PARIS — Central African Republic Prime Minister Nicolas Tiangaye Thursday pleaded for French military intervention into his violence-ridden nation as soon as the U.N. issues a green light.
The U.N. Security Council was due to vote later Thursday on a resolution authorizing thousands of African and French troops to end anarchy in the Central African Republic, where mass killings have triggered fears of genocide.
“Given the urgency, my desire is that the intervention happens as soon as possible, immediately after the resolution,” Tiangaye — who is in Paris for a major Africa summit that kicks off Friday — told AFP in an interview.
France already has 600 troops in its former colony and on Thursday 250 of them were deployed to the center of the capital city, Bangui, following deadly gun violence overnight.
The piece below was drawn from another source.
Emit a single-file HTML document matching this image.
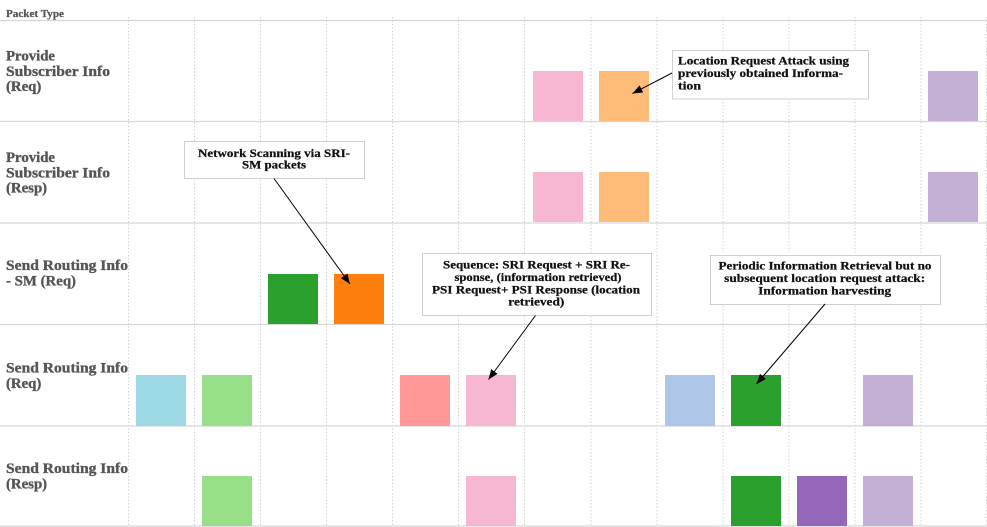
<!DOCTYPE html>
<html>
<head>
<meta charset="utf-8">
<style>
  html, body { margin: 0; padding: 0; background: #fff; }
  body { width: 987px; height: 527px; overflow: hidden; }
  svg { display: block; }
  .lbl { font-family: "Liberation Serif", serif; font-weight: bold; font-size: 14.8px; fill: #555; stroke: #555; stroke-width: 0.35px; }
  .ann { font-family: "Liberation Serif", serif; font-weight: bold; font-size: 12px; fill: #111; stroke: #111; stroke-width: 0.25px; }
</style>
</head>
<body>
<svg width="987" height="527" viewBox="0 0 987 527" xmlns="http://www.w3.org/2000/svg">
  <defs>
    <marker id="ah" markerWidth="10" markerHeight="8" refX="10" refY="4" orient="auto" markerUnits="userSpaceOnUse">
      <path d="M0,0 L10,4 L0,8 Z" fill="#000"/>
    </marker>
  </defs>

  <!-- vertical dotted grid -->
  <g stroke="#c8c8c8" stroke-width="1" stroke-dasharray="1.2,2.2">
    <line x1="128.5" y1="17" x2="128.5" y2="527"/>
    <line x1="194.5" y1="17" x2="194.5" y2="527"/>
    <line x1="260.5" y1="17" x2="260.5" y2="527"/>
    <line x1="326.5" y1="17" x2="326.5" y2="527"/>
    <line x1="392.5" y1="17" x2="392.5" y2="527"/>
    <line x1="458.5" y1="17" x2="458.5" y2="527"/>
    <line x1="524.5" y1="17" x2="524.5" y2="527"/>
    <line x1="591" y1="17" x2="591" y2="527"/>
    <line x1="657" y1="17" x2="657" y2="527"/>
    <line x1="723" y1="17" x2="723" y2="527"/>
    <line x1="789" y1="17" x2="789" y2="527"/>
    <line x1="855" y1="17" x2="855" y2="527"/>
    <line x1="921" y1="17" x2="921" y2="527"/>
    <line x1="986.5" y1="17" x2="986.5" y2="527"/>
  </g>

  <!-- horizontal row lines -->
  <g stroke="#d6d6d6" stroke-width="1.2">
    <line x1="0" y1="20.5" x2="987" y2="20.5"/>
    <line x1="0" y1="121.5" x2="987" y2="121.5"/>
    <line x1="0" y1="223" x2="987" y2="223"/>
    <line x1="0" y1="324.5" x2="987" y2="324.5"/>
    <line x1="0" y1="426" x2="987" y2="426"/>
    <line x1="0" y1="526" x2="987" y2="526"/>
  </g>

  <!-- bars -->
  <g shape-rendering="crispEdges">
    <rect x="533" y="71" width="50" height="50" fill="#f7b6d2"/>
    <rect x="599" y="71" width="50" height="50" fill="#ffbb78"/>
    <rect x="928" y="71" width="50" height="50" fill="#c5b0d5"/>
    <rect x="533" y="172" width="50" height="50" fill="#f7b6d2"/>
    <rect x="599" y="172" width="50" height="50" fill="#ffbb78"/>
    <rect x="928" y="172" width="50" height="50" fill="#c5b0d5"/>
    <rect x="268" y="274" width="50" height="50" fill="#2ca02c"/>
    <rect x="334" y="274" width="50" height="50" fill="#ff7f0e"/>
    <rect x="136" y="375" width="50" height="51" fill="#9edae5"/>
    <rect x="202" y="375" width="50" height="51" fill="#98df8a"/>
    <rect x="400" y="375" width="50" height="51" fill="#ff9896"/>
    <rect x="466" y="375" width="50" height="51" fill="#f7b6d2"/>
    <rect x="665" y="375" width="50" height="51" fill="#aec7e8"/>
    <rect x="731" y="375" width="50" height="51" fill="#2ca02c"/>
    <rect x="863" y="375" width="50" height="51" fill="#c5b0d5"/>
    <rect x="202" y="476" width="50" height="50" fill="#98df8a"/>
    <rect x="466" y="476" width="50" height="50" fill="#f7b6d2"/>
    <rect x="731" y="476" width="50" height="50" fill="#2ca02c"/>
    <rect x="797" y="476" width="50" height="50" fill="#9467bd"/>
    <rect x="863" y="476" width="50" height="50" fill="#c5b0d5"/>
  </g>

  <!-- header -->
  <text x="6" y="17" font-family="Liberation Serif, serif" font-weight="bold" font-size="10.5" fill="#555" stroke="#555" stroke-width="0.25" textLength="58" lengthAdjust="spacingAndGlyphs">Packet Type</text>

  <!-- row labels -->
  <text class="lbl" x="6" y="60.5" textLength="49" lengthAdjust="spacingAndGlyphs">Provide</text>
  <text class="lbl" x="6" y="76" textLength="104" lengthAdjust="spacingAndGlyphs">Subscriber Info</text>
  <text class="lbl" x="6" y="91">(Req)</text>

  <text class="lbl" x="6" y="162" textLength="49" lengthAdjust="spacingAndGlyphs">Provide</text>
  <text class="lbl" x="6" y="177.5" textLength="104" lengthAdjust="spacingAndGlyphs">Subscriber Info</text>
  <text class="lbl" x="6" y="192.5">(Resp)</text>

  <text class="lbl" x="6" y="270" textLength="122" lengthAdjust="spacingAndGlyphs">Send Routing Info</text>
  <text class="lbl" x="6" y="285.5" textLength="70" lengthAdjust="spacingAndGlyphs">- SM (Req)</text>

  <text class="lbl" x="6" y="372.5" textLength="122" lengthAdjust="spacingAndGlyphs">Send Routing Info</text>
  <text class="lbl" x="6" y="388">(Req)</text>

  <text class="lbl" x="6" y="473" textLength="122" lengthAdjust="spacingAndGlyphs">Send Routing Info</text>
  <text class="lbl" x="6" y="488.5">(Resp)</text>

  <!-- annotation 1 -->
  <rect x="672.5" y="50.5" width="196" height="48.5" fill="#fff" stroke="#d0d0d0" stroke-width="1"/>
  <text class="ann" x="678" y="64.5" textLength="171" lengthAdjust="spacingAndGlyphs">Location Request Attack using</text>
  <text class="ann" x="678" y="77" textLength="165" lengthAdjust="spacingAndGlyphs">previously obtained Informa-</text>
  <text class="ann" x="678" y="89.5" textLength="23" lengthAdjust="spacingAndGlyphs">tion</text>
  <line x1="672" y1="73" x2="632.5" y2="93.5" stroke="#000" stroke-width="1" marker-end="url(#ah)"/>

  <!-- annotation 2 -->
  <rect x="184.5" y="141.5" width="180" height="37" fill="#fff" stroke="#d0d0d0" stroke-width="1"/>
  <text class="ann" x="274" y="157" text-anchor="middle" textLength="152" lengthAdjust="spacingAndGlyphs">Network Scanning via SRI-</text>
  <text class="ann" x="274" y="168.5" text-anchor="middle" textLength="64" lengthAdjust="spacingAndGlyphs">SM packets</text>
  <line x1="274" y1="178.5" x2="350" y2="284" stroke="#000" stroke-width="1" marker-end="url(#ah)"/>

  <!-- annotation 3 -->
  <rect x="422.5" y="253.5" width="229" height="62" fill="#fff" stroke="#d0d0d0" stroke-width="1"/>
  <text class="ann" x="536.5" y="268.5" text-anchor="middle" textLength="187" lengthAdjust="spacingAndGlyphs">Sequence: SRI Request + SRI Re-</text>
  <text class="ann" x="538" y="281" text-anchor="middle" textLength="167" lengthAdjust="spacingAndGlyphs">sponse, (information retrieved)</text>
  <text class="ann" x="536" y="293.3" text-anchor="middle" textLength="208" lengthAdjust="spacingAndGlyphs">PSI Request+ PSI Response (location</text>
  <text class="ann" x="536.3" y="305.5" text-anchor="middle" textLength="56" lengthAdjust="spacingAndGlyphs">retrieved)</text>
  <line x1="535.5" y1="315.5" x2="488.5" y2="379.5" stroke="#000" stroke-width="1" marker-end="url(#ah)"/>

  <!-- annotation 4 -->
  <rect x="710.5" y="255.5" width="230" height="49" fill="#fff" stroke="#d0d0d0" stroke-width="1"/>
  <text class="ann" x="825" y="269.3" text-anchor="middle" textLength="213" lengthAdjust="spacingAndGlyphs">Periodic Information Retrieval but no</text>
  <text class="ann" x="824.7" y="281.8" text-anchor="middle" textLength="201" lengthAdjust="spacingAndGlyphs">subsequent location request attack:</text>
  <text class="ann" x="824.7" y="294.3" text-anchor="middle" textLength="133" lengthAdjust="spacingAndGlyphs">Information harvesting</text>
  <line x1="825" y1="304" x2="756.5" y2="384" stroke="#000" stroke-width="1" marker-end="url(#ah)"/>
</svg>
</body>
</html>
Another 600 French troops are expected to come in over the weekend to back up a 2,500-strong African MISCA force already on the ground.
The CAR descended into chaos after the mostly Muslim Seleka rebels ousted the president in a coup in March, with Muslim and Christian groups fighting each other and tens of thousands of terrified people taking refuge in churches and mosques, fearing sectarian attacks.
Reports have described a litany of horrors, with security forces and militia gangs razing villages, carrying out public execution-style killings and perpetrating widespread rape.
In the latest bout of violence, gunfire erupted in Bangui overnight, killing several people, according to aid workers on the scene.
The U.N. resolution, which envoys say is certain to be passed unanimously, also orders an arms embargo against the huge, impoverished nation.
Foreign Minister Laurent Fabius said France would deploy the new troops after Thursday’s vote, as soon as President Francois Hollande gives the order.
He added the intervention was likely to kick off “in the coming days.”
Tiangaye said international forces would likely be able to quickly secure Bangui, but emphasized that troops had to go to other parts of the country where massacres are being committed without witnesses.
The draft resolution highlights the “total breakdown in law and order” in the state which, it adds, risks “degenerating into a countrywide religious and ethnic divide, with the potential to spiral into an uncontrollable situation.”
The council will give the French-backed African force a 12-month mandate and the right to use “all necessary measures” to restore order. The African troop contingent is scheduled to rise to 3,600.
United Nations leader Ban Ki-moon has warned that up to 9,000 troops could be needed if the crisis blows up and a full U.N. force has to take over.